The three things I find interesting here are…
-The way that, although Batman is a strong force in the plot of the second half, the reader is kept out of his head. The comic makes a point of telling us we don’t know what clues Batman has found in the contract, nor where he’s going. This mysteriousness is something the comics abandon pretty quickly, so it’s pretty cool in this first issue.
-Batman defeats the evil businessman by punching him in the face; the businessman falls backwards into a vat of acid and dies horribly. Batman’s response?
This plants the seeds for many, many years of exploring both the tragic and violent nature of kind of person who would say that, and the need/desire for society to have that kind of person around. That’s the heart of vigilantism: “I know what’s just, and those criminals don’t deserve my consideration.” By considering them an “Other” Batman justifies his violence. I’m not saying this is entirely wrong; the argument that criminals have in some ways set themselves outside of society when they cause harm to others is a common one. But few take it as far as Batman.

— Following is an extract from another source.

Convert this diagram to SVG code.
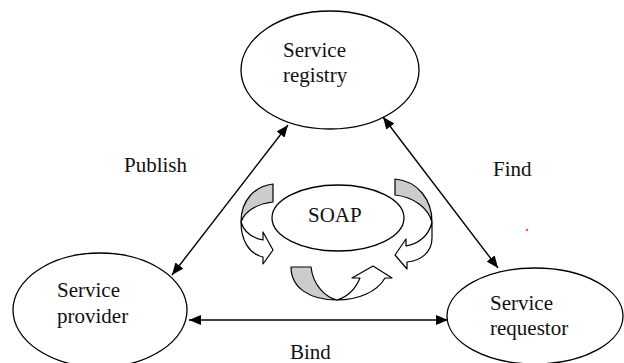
<svg xmlns="http://www.w3.org/2000/svg" width="624" height="363" viewBox="0 0 624 363">
  <style>
    .node { fill: #ffffff; stroke: #000000; stroke-width: 1.3; }
    text { font-family: 'Liberation Serif', 'DejaVu Serif', 'Times New Roman', serif; font-size: 21px; fill: #111111; }
    .conn { stroke: #000000; stroke-width: 1.4; fill: none; }
    .band { fill: #cccccc; stroke: #000000; stroke-width: 1.2; stroke-linejoin: round; }
    .head { fill: #ffffff; stroke: #000000; stroke-width: 1.2; stroke-linejoin: round; }
  </style>
  <defs>
    <marker id="ah" viewBox="0 0 12 10" refX="12" refY="5" markerWidth="12" markerHeight="10" markerUnits="userSpaceOnUse" orient="auto-start-reverse">
      <path d="M0,0 L12,5 L0,10 Z" fill="#000000"/>
    </marker>
  </defs>
  <rect width="624" height="363" fill="#ffffff"/>

  <g id="connectors">
    <line class="conn" x1="172" y1="275" x2="288" y2="125" marker-start="url(#ah)" marker-end="url(#ah)"/>
    <line class="conn" x1="383" y1="117" x2="498" y2="268" marker-start="url(#ah)" marker-end="url(#ah)"/>
    <line class="conn" x1="189" y1="320" x2="448" y2="320" marker-start="url(#ah)" marker-end="url(#ah)"/>
    <text font-family="Liberation Serif, serif" x="124" y="172">Publish</text>
    <text font-family="Liberation Serif, serif" x="493" y="176">Find</text>
    <text font-family="Liberation Serif, serif" x="290" y="359">Bind</text>
  </g>

  <g id="registry">
    <ellipse class="node" cx="330" cy="70" rx="89" ry="59"/>
    <text font-family="Liberation Serif, serif" x="283" y="57">Service</text>
    <text font-family="Liberation Serif, serif" x="283" y="82">registry</text>
  </g>

  <g id="provider">
    <ellipse class="node" cx="100" cy="310" rx="87" ry="57"/>
    <text font-family="Liberation Serif, serif" x="57" y="297">Service</text>
    <text font-family="Liberation Serif, serif" x="57" y="323">provider</text>
  </g>

  <g id="requestor">
    <ellipse class="node" cx="535" cy="316" rx="88" ry="48"/>
    <text font-family="Liberation Serif, serif" x="490" y="310">Service</text>
    <text font-family="Liberation Serif, serif" x="490" y="335">requestor</text>
  </g>

  <g id="soap">
    <ellipse class="node" cx="338" cy="218" rx="66" ry="33"/>
    <text font-family="Liberation Serif, serif" x="308" y="222" font-size="20">SOAP</text>
  </g>

  <g id="cycle-left">
    <path class="band" d="M273,184 L273,202 C257,204 245,211 241,222 C241,200 255,186 273,184 Z"/>
    <path class="head" d="M241,222 C241,240 249,254 263,257 L263,264 L273,250 L263,232 L263,240 C253,238 244,232 241,222 Z"/>
  </g>

  <g id="cycle-right">
    <path class="band" d="M395,179 L395,195 C414,197 428,208 432,222 C432,200 418,181 395,179 Z"/>
    <path class="head" d="M432,222 L432,238 C432,252 421,261 407,262 L407,269 L395,255 L406,239 L406,246 C418,244 429,236 432,222 Z"/>
  </g>

  <g id="cycle-bottom">
    <path class="band" d="M291,267 L311,267 C313,285 325,297 337,300 C310,300 291,288 291,267 Z"/>
    <path class="head" d="M337,300 C358,300 377,292 385,278 L392,278 L373,266 L352,278 L360,278 C355,290 347,297 337,300 Z"/>
  </g>

  <circle cx="527" cy="230" r="1.2" fill="#ff4d4d"/>
</svg>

-Finally, the closing revelation that Bruce Wayne is, in fact, Batman, although of course well-spoiled by now for everyone, is still a cool twist. The contrast between the bored, wealthy playboy Wayne and the serious, strange vigilante Batman is something that continues to get both comic and dramatic mileage to this day (as in Nolan’s Batman films). It’s also cool that Batman doesn’t start with an origin story; he’s just there, already doing his thing, when we first read about him. We are presented with a character, already formed, and have to decide for ourselves who he is and how we feel about him.
How do I feel about him? I feel like reading the next issue.